Say I run this Docker command in one Terminal window:
$ docker run --name stackoverflow --rm ubuntu /bin/bash -c "sleep 5"
And before it exits I run this in a second Terminal window:
$ docker run -it --rm --pid=container:stackoverflow terencewestphal/htop
I'll successfully see htop
running in the second container, displaying the bash sleep process running. So far so good.
After 5 seconds, the first container will exit with code 0
. All good.
At this time, the second container will exit with code 137
(SIGILL). This also makes sense to me since the second container is just attached to the first one.
The problem is that this messes up macOS's Terminal.app
's state:
I'm hoping to find a way to avoid messing up Terminal.app
state.
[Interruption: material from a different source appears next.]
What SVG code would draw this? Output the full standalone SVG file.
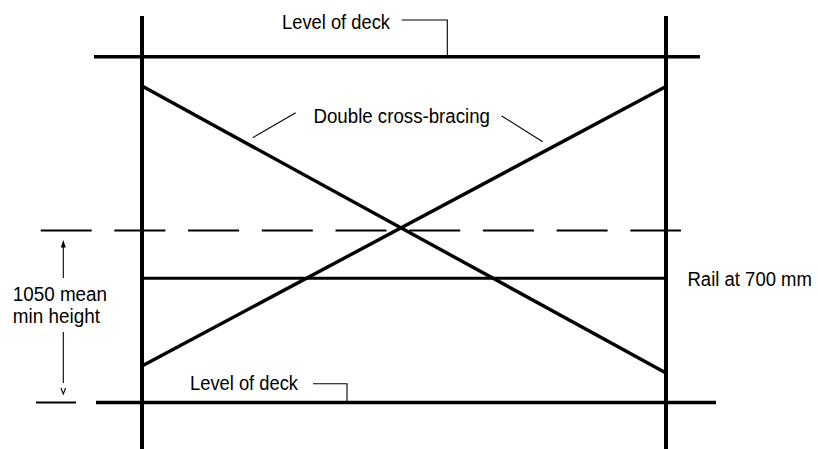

Any suggestions?
You can't avoid such behaviour, because it is the htop duty to setup the terminal state after its termination, but it can't do it when terminated with SIGKILL. However, you can fix this terminal window yourself with the reset
command, which is intended to initialize the terminal state.
About the "attached" container:
The --pid=container:<name>
option means that the new container would be run in the PID namespace of first container and as the pid_namespaces(7) man page says:
If the "init" process of a PID namespace terminates, the kernel terminates all of the processes in the namespace via a SIGKILL signal.